Auf großen Kongressen hatte er den Vorsitz und brachte immer – selbst nach kontroversen Diskussionen – die Zusammenfassung auf den Punkt. So war sein Schlusswort bei einer gut besuchten Sitzung über die Präventionseffekte des Ausdauersportes kurz und knapp: „I jogg jeden Tag 40 Minuten mit meinem Hund, und meinem Hund hat das bisher nie geschadet“. Inzwischen ist der Hund längst verstorben und Prof. Hans Rieckert joggt immer noch. Er wird jetzt 80 Jahre. “Wenn mich die Nordic Walker überhole, dann hör ich auf“.

Als Vorgesetzter und Lehrkraft war er nachsichtig und liebenswert, und er konnte seine Kritik dosiert und freundlich, aber nicht weniger effektiv anbringen. Wenn er in den Seminaren manchen Studenten, der die Regelstudienzeit überschritten hatte, als „älteren Herrn“ an die Tafel bat und auch vor den „älteren Damen“ kein Blatt vor den Mund nahm, dann motivierte dies alle, für die nächsten Prüfungen intensiver zu lernen.

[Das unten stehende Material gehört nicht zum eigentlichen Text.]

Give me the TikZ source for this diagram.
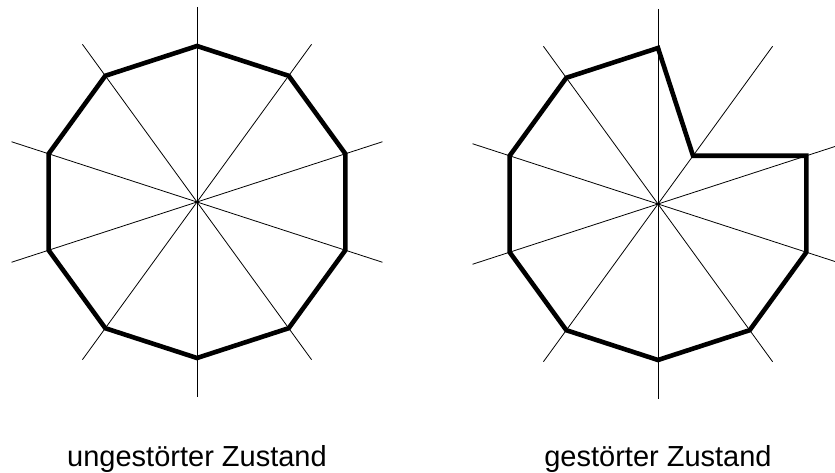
\documentclass[tikz,border=0pt]{standalone}
\usepackage{fontspec}
\setmainfont{Liberation Sans}
\usepackage{tikz}
\usetikzlibrary{positioning,calc}
\tikzstyle{spoke}=[black, line width=0.8pt]
\tikzstyle{rim}=[black, line width=4.6pt, line join=miter]
\tikzstyle{caption}=[anchor=base, inner sep=0pt, font=\fontsize{29}{34}\selectfont]

\begin{document}
\begin{tikzpicture}[x=1pt, y=1pt]
\clip (0,0) rectangle (835,472);
\coordinate (m1) at (197,270);
\coordinate (m2) at (658,268);
\foreach \c in {m1,m2}
  \foreach \a in {90,54,...,-54}
    \draw[spoke, shift={(\c)}] (\a:195) -- (\a+180:195);
\draw[rim, shift={(m1)}] (90:156) \foreach \a in {54,18,...,-234} { -- (\a:156) } -- cycle;
\draw[rim, shift={(m2)}] (90:156) -- (54:59.6) \foreach \a in {18,-18,...,-234} { -- (\a:156) } -- cycle;
\node[caption] (lab1) at (197,6) {ungestörter Zustand};
\node[caption] (lab2) at (658,6) {gestörter Zustand};
\end{tikzpicture}
\end{document}
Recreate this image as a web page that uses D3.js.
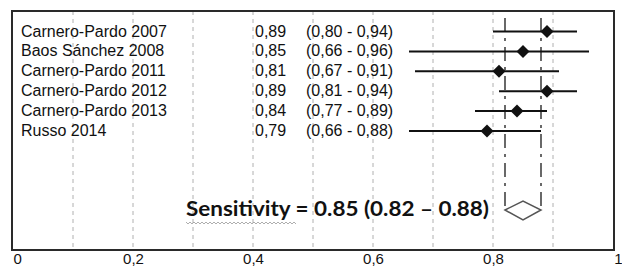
<!DOCTYPE html>
<html>
<head>
<meta charset="utf-8">
<script src="https://cdn.jsdelivr.net/npm/d3@7"></script>
<style>
  body { margin: 0; background: #fff; }
  svg { display: block; }
</style>
</head>
<body>
<svg id="chart" width="622" height="269"></svg>
<script>
(function() {

    // study rows
    var studies = ["Carnero-Pardo 2007", "Baos Sánchez 2008", "Carnero-Pardo 2011", "Carnero-Pardo 2012", "Carnero-Pardo 2013", "Russo 2014"];
    var sens = [0.89, 0.85, 0.81, 0.89, 0.84, 0.79];
    var lower = [0.80, 0.66, 0.67, 0.81, 0.77, 0.66];
    var upper = [0.94, 0.96, 0.91, 0.94, 0.89, 0.88];
    // pooled estimate
    var pooled = [0.85, 0.82, 0.88];
    var pooledLabel = "Sensitivity = 0.85 (0.82 – 0.88)";
    var ticks = [0, 0.2, 0.4, 0.6, 0.8, 1];
    var grid = [0.1, 0.2, 0.3, 0.4, 0.5, 0.6, 0.7, 0.8, 0.9];

    var svg = d3.select("#chart"),
        x = d3.scaleLinear().domain([0, 1]).range([13, 613]),
        y = d3.scalePoint().domain(studies).range([31.5, 131]),
        fmt = function(v) { return d3.format(".2f")(v).replace(".", ","); },
        top = 11, bottom = 250,
        yPool = 210;

    // grid lines
    svg.append("g").selectAll("line").data(grid).join("line")
        .attr("x1", function(d) { return x(d); })
        .attr("x2", function(d) { return x(d); })
        .attr("y1", top).attr("y2", bottom)
        .attr("stroke", "#b0b0b0")
        .attr("stroke-dasharray", "4,4");

    // frame
    svg.append("rect")
        .attr("x", 12).attr("y", top)
        .attr("width", 602).attr("height", bottom - top)
        .attr("fill", "none").attr("stroke", "#2a2a2a").attr("stroke-width", 2);

    // axis labels
    var axis = svg.append("g")
        .attr("transform", "translate(0," + bottom + ")")
        .call(d3.axisBottom(x).tickValues(ticks).tickSize(0).tickPadding(2)
            .tickFormat(function(d) { return d === 0 || d === 1 ? d3.format("d")(d) : d3.format(".1f")(d).replace(".", ","); }));
    axis.select(".domain").remove();
    axis.selectAll("text")
        .attr("font-family", "Liberation Sans, Arial, sans-serif")
        .attr("font-size", 15).attr("fill", "#111")
        .attr("dy", "0.82em");
    axis.selectAll(".tick").filter(function(d) { return d === 0; }).select("text").attr("text-anchor", "start");
    axis.selectAll(".tick").filter(function(d) { return d === 1; }).select("text").attr("text-anchor", "end").attr("x", 9);

    // pooled CI dashed lines
    svg.append("g").selectAll("line").data([pooled[1], pooled[2]]).join("line")
        .attr("x1", function(d) { return x(d); })
        .attr("x2", function(d) { return x(d); })
        .attr("y1", 18).attr("y2", yPool)
        .attr("stroke", "#444").attr("stroke-width", 1.6)
        .attr("stroke-dasharray", "14,6,3,6");

    // text columns
    var txt = svg.append("g")
        .attr("font-family", "Liberation Sans, Arial, sans-serif")
        .attr("font-size", 16).attr("fill", "#111");
    studies.forEach(function(s, i) {
        var yy = y(s) + 5;
        txt.append("text").attr("x", 21).attr("y", yy).text(s);
        txt.append("text").attr("x", 255).attr("y", yy).text(fmt(sens[i]));
        txt.append("text").attr("x", 306).attr("y", yy).text("(" + fmt(lower[i]) + " - " + fmt(upper[i]) + ")");
    });

    // CI lines
    svg.append("g").selectAll("line").data(studies).join("line")
        .attr("x1", function(d, i) { return x(lower[i]); })
        .attr("x2", function(d, i) { return x(upper[i]); })
        .attr("y1", function(d) { return y(d); })
        .attr("y2", function(d) { return y(d); })
        .attr("stroke", "#111").attr("stroke-width", 2);

    // point estimates
    svg.append("g").selectAll("path").data(studies).join("path")
        .attr("d", function(d, i) {
            var cx = x(sens[i]), cy = y(d), r = 6.5;
            return "M" + (cx - r) + "," + cy + "L" + cx + "," + (cy - r) + "L" + (cx + r) + "," + cy + "L" + cx + "," + (cy + r) + "Z";
        })
        .attr("fill", "#111");

    // pooled diamond
    svg.append("path")
        .attr("d", "M" + x(pooled[1]) + "," + yPool + "L" + x(pooled[0]) + "," + (yPool - 9) +
            "L" + x(pooled[2]) + "," + yPool + "L" + x(pooled[0]) + "," + (yPool + 10) + "Z")
        .attr("fill", "#fff").attr("stroke", "#555").attr("stroke-width", 1.5);

    // pooled label
    svg.append("text")
        .attr("x", 186).attr("y", 216)
        .attr("font-family", "Lato, 'Open Sans', sans-serif")
        .attr("font-weight", 700).attr("font-size", 21)
        .attr("fill", "#111")
        .attr("textLength", 303).attr("lengthAdjust", "spacingAndGlyphs")
        .text(pooledLabel);

    // spell-check squiggle under "Sensitivity"
    var sq = "M186,222";
    for (var sx = 186; sx < 296; sx += 2) sq += "L" + (sx + 2) + "," + (((sx - 186) / 2) % 2 === 0 ? 224 : 222);
    svg.append("path").attr("d", sq).attr("fill", "none").attr("stroke", "#999").attr("stroke-width", 0.8);

})();
</script>
</body>
</html>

Hans Rieckert war nicht nur in den Vorlesungen, sondern auch bei Kongressen bekannt für seine witzige Schlagfertigkeit – aber manchmal auch für seine Eulenspiegelleien. Bühnenreif waren auch seine Auftritte bei den Kongressen über Wintersportarten. Wenn er auf dem norwegischen Fjell in 1 000 m Höhe über die Gefahren des arktischen Wintersportes referierte und anschließend seine Langlaufskier akribisch wachste, dann war es ihm bitterernst. Da verstand er als ehemaliger Schwarzwälder Skirennläufer keinen Spaß.  Und einmal, als er anschließend auf der Loipe, nach wenigen Gleitphasen ärgerlich sinnierte: „Heude babbts, abers bebbt net“, dann merkte man sein sprachliches Defizit: Während die anwesenden süddeutschen Kollegen verständnisvoll wegen des „Babb“-schnees Klister auftrugen, damit es wieder „bebbt“, standen bei den Norddeutschen Fragezeichen im Gesicht.

Wenn man ihn also nicht immer verstand, so zeigte er selbst doch großes Verständnis für andere. Prof. Hans Rieckert war immer ein Mensch, der die Höhen und Tiefen des Sportes profunde kannte und daraus eine philanthropische Sichtweise für die Sportmedizin – und für den einzelnen Sportler entwickelt: Nicht die Höchstleistung um jeden Preis, sondern der Mensch als Gesamtheit mit Blick auf seine weitere Zukunft standen bei seinen Beratungen im Vordergrund.

Ehrfurcht hatte man nie vor ihm – aber Respekt und große Anerkennung darf man seinem Wesen und seinem Wissen zollen. Er ist ein Vorbild für die ethischen Grundsätze in der Sportmedizin. Mögen wir doch alle die Nordic Walker in Kiel und Umgebung ermahnen, Herrn Prof. Hans Rieckert – im Winter erkennbar an einer roten Zipfelmütze – bitte nicht zu überholen.